In 2004, Centofanti agreed in a consent decree to sell his house and move, with the city waiving $170,000 in fines against him.
But he stayed -- and the city never forced him to move or pay his fines.
In 2014, another complaint was filed against him. The city decided to move against him again so he would clean up his property, reopening the environmental case in 2015.
In March 2016, the case was closed at the city's request.
Former city attorney Richard C. Pfeiffer Jr. was the environmental judge 20 years ago.
"(Centofanti) was creating a junkyard in his front yard that had to be cleaned up," Pfeiffer said.
He recalled people telling him they believed Centofanti was being picked on.
"Was it an expression of art or a collection of junk?" he said.
Former Clintonville Area Commission member Paul Bingle said while the sentiment of some in the community was the city should leave Centofanti alone, Bingle was concerned that the clutter attracted rodents.

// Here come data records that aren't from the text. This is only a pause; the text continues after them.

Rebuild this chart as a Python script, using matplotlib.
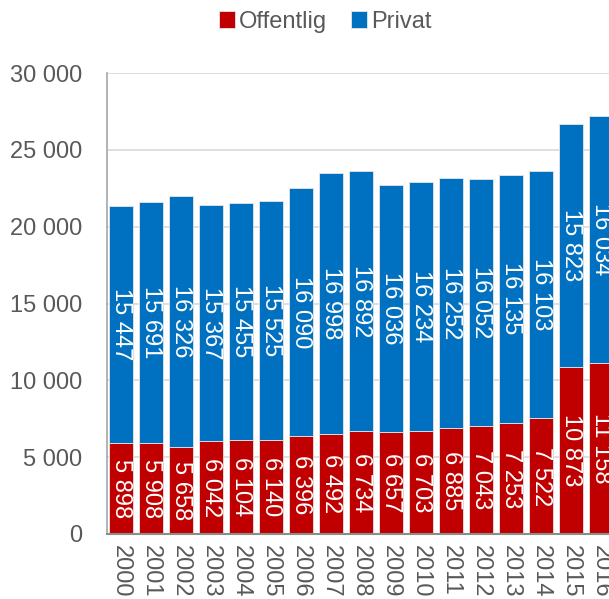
import numpy as np
import matplotlib.pyplot as plt

plt.rcParams['font.family'] = ['Liberation Sans', 'DejaVu Sans']

years = [str(y) for y in range(2000, 2017)]
offentlig = [5898, 5908, 5658, 6042, 6104, 6140, 6396, 6492, 6734, 6657,
             6703, 6885, 7043, 7253, 7522, 10873, 11158]
privat = [15447, 15691, 16326, 15367, 15455, 15525, 16090, 16998, 16892, 16036,
          16234, 16252, 16052, 16135, 16103, 15823, 16034]

red = '#C00000'
blue = '#0070C0'
grey = '#595959'

def fmt(v):
    return '{:,}'.format(v).replace(',', ' ')

fig = plt.figure(figsize=(6.09, 5.99), dpi=100)
ax = fig.add_axes([107/609, 65/599, 1 - 107/609, 461/599])

x = np.arange(len(years))
off = np.array(offentlig)
pri = np.array(privat)
b1 = ax.bar(x, off, 0.8, color=red, edgecolor='#E6E6E6', linewidth=0.6, label='Offentlig', zorder=2)
b2 = ax.bar(x, pri, 0.8, bottom=off, color=blue, edgecolor='#E6E6E6', linewidth=0.6, label='Privat', zorder=2)

for i in range(len(years)):
    ax.text(x[i], off[i] / 2, fmt(offentlig[i]), rotation=-90, ha='center', va='center',
            color='white', fontsize=17, zorder=3, clip_on=True)
    ax.text(x[i], off[i] + pri[i] / 2, fmt(privat[i]), rotation=-90, ha='center', va='center',
            color='white', fontsize=17, zorder=3, clip_on=True)

ax.set_xlim(-0.47, 16.27)
ax.set_ylim(0, 30000)
ax.set_yticks(np.arange(0, 30001, 5000))
ax.set_yticklabels([fmt(v) for v in range(0, 30001, 5000)], fontsize=17, color=grey)
ax.set_xticks(x)
ax.set_xticklabels(years, rotation=-90, fontsize=17, color=grey, va='top', ha='center')
ax.tick_params(axis='both', length=0)
ax.tick_params(axis='x', pad=8)
ax.tick_params(axis='y', pad=18)

ax.grid(axis='y', color='#D9D9D9', linewidth=1.2, zorder=0)
ax.set_axisbelow(True)
for s in ['top', 'right']:
    ax.spines[s].set_visible(False)
ax.spines['left'].set_color('#A6A6A6')
ax.spines['left'].set_linewidth(1.2)
ax.spines['bottom'].set_color('#8C8C8C')
ax.spines['bottom'].set_linewidth(1.5)

fig.legend(handles=[b1, b2], labels=['Offentlig', 'Privat'], loc='center',
           bbox_to_anchor=(325/609, 1 - 22/599), ncol=2, frameon=False, fontsize=17,
           handlelength=0.7, handleheight=0.7, handletextpad=0.15, columnspacing=1.0,
           labelcolor=grey)

fig.savefig('out.png', dpi=100)
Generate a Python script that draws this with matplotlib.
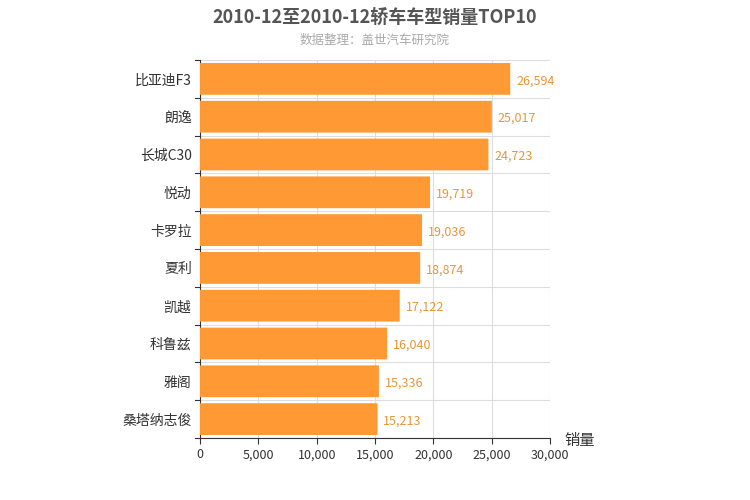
import matplotlib
matplotlib.use("Agg")
import matplotlib.pyplot as plt
from matplotlib.patches import FancyBboxPatch

plt.rcParams['font.family'] = ['Noto Sans CJK SC', 'DejaVu Sans']

categories = ["比亚迪F3", "朗逸", "长城C30", "悦动", "卡罗拉", "夏利", "凯越", "科鲁兹", "雅阁", "桑塔纳志俊"]
values = [26594, 25017, 24723, 19719, 19036, 18874, 17122, 16040, 15336, 15213]
xticks = [0, 5000, 10000, 15000, 20000, 25000, 30000]

fig = plt.figure(figsize=(7.5, 5), dpi=100)
ax = fig.add_axes([0.2667, 0.124, 0.4666, 0.756])
n = len(categories)
ax.set_xlim(0, 30000)
ax.set_ylim(n - 0.5, -0.5)
color = "#ff9933"
h = 0.84
# px per unit: x 350/30000, y 378/10
aspect = (30000 / 350) / (10 / 378)
for i, v in enumerate(values):
    p = FancyBboxPatch((0, i - h / 2), v, h,
                       boxstyle="round,pad=0,rounding_size=0.12",
                       mutation_aspect=1 / aspect, fc=color, ec="none", zorder=3)
    ax.add_patch(p)
    ax.text(v + 500, i + 0.05, f"{v:,}", va="center", ha="left", fontsize=9, color="#e8963a", zorder=4)

ax.set_xticks(xticks)
ax.set_xticklabels([f"{t:,}" for t in xticks], fontsize=9, color="#333")
ax.set_yticks(range(n))
ax.set_yticklabels(categories, fontsize=10, color="#333")
ax.tick_params(axis='y', length=0, pad=6)
ax.tick_params(axis='x', length=4, color="#333")
for x in xticks[1:]:
    ax.axvline(x, color="#dddddd", lw=0.8, zorder=1)
for b in range(n + 1):
    ax.axhline(b - 0.5, color="#dddddd", lw=0.8, zorder=1)
    ax.plot([-400, 0], [b - 0.5, b - 0.5], color="#333", lw=0.8, clip_on=False)
for s in ["top", "right"]:
    ax.spines[s].set_visible(False)
ax.spines["left"].set_color("#333")
ax.spines["bottom"].set_color("#333")

fig.text(0.5, 0.965, "2010-12至2010-12轿车车型销量TOP10", ha="center", va="center", fontsize=13, fontweight="bold", color="#555")
fig.text(0.5, 0.92, "数据整理：盖世汽车研究院", ha="center", va="center", fontsize=9, color="#aaa")
fig.text(0.753, 0.12, "销量", ha="left", va="center", fontsize=11, color="#333")
fig.savefig("out.png", dpi=100)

Mary-Margaret Brown, who lives behind Centofanti's house, said she never had a problem with Centofanti's yard collection.
"He was very conscientious. He didn't want to bother anybody. He just wanted to make his art," Brown said.
Brown remembered Centofanti welding in his yard in winter.
"He liked to reuse everything," she said. "He didn't believe in trash. He thought everything had a purpose."